▶ _TASK DETAILS_
Retype the opening lines of the listing below, ending with the line that contains "from matplotlib.patches import Patch", and leave out any pictures.

# # # #

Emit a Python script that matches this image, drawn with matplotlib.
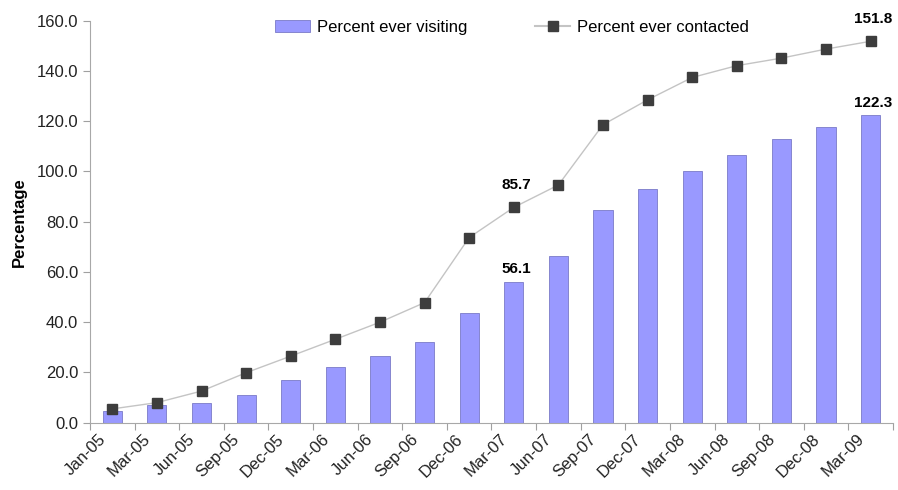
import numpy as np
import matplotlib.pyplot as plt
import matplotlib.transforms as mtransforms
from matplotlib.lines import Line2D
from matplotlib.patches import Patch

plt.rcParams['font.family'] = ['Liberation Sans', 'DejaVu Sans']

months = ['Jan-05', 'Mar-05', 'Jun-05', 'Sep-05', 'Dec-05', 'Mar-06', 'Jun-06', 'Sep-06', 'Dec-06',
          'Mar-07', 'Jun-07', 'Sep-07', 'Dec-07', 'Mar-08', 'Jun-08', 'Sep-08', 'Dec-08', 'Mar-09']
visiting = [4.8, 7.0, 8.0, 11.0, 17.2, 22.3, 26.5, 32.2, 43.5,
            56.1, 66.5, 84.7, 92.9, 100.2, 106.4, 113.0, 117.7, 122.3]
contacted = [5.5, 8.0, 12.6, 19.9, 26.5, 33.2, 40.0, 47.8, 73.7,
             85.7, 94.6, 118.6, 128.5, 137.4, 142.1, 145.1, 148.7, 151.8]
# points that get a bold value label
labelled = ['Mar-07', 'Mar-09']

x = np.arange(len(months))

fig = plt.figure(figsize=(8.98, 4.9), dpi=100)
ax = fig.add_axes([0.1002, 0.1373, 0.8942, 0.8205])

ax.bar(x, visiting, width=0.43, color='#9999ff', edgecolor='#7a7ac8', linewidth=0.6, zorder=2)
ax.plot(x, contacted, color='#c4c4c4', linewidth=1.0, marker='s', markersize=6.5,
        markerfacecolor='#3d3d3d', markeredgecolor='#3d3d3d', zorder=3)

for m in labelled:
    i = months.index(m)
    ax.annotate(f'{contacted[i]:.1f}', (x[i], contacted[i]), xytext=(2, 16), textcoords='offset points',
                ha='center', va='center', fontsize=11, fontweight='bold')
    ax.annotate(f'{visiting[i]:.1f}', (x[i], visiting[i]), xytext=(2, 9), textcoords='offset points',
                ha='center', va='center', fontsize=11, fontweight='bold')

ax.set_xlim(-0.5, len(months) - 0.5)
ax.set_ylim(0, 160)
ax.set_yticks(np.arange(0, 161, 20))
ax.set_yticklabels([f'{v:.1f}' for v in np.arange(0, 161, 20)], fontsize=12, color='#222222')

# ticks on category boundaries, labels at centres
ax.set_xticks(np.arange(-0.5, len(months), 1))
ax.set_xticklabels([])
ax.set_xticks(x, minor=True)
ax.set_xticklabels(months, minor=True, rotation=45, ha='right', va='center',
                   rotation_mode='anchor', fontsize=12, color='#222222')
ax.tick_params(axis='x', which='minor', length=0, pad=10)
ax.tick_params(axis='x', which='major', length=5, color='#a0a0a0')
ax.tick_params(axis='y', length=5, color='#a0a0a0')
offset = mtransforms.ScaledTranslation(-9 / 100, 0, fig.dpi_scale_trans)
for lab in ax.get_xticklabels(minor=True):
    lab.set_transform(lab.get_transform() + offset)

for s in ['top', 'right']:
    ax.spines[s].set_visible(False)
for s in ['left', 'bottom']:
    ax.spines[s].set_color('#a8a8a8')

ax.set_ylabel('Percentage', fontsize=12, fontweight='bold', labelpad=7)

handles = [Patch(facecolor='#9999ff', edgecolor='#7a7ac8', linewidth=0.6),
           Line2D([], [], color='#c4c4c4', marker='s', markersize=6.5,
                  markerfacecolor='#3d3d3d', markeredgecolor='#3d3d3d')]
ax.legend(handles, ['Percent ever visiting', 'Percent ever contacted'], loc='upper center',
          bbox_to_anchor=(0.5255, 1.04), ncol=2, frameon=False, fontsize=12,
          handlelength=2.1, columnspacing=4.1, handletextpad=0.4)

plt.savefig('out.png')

# # # #

▶ _THE REPLY_
Emit a Python script that matches this image, drawn with matplotlib.
import numpy as np
import matplotlib.pyplot as plt
import matplotlib.transforms as mtransforms
from matplotlib.lines import Line2D
from matplotlib.patches import Patch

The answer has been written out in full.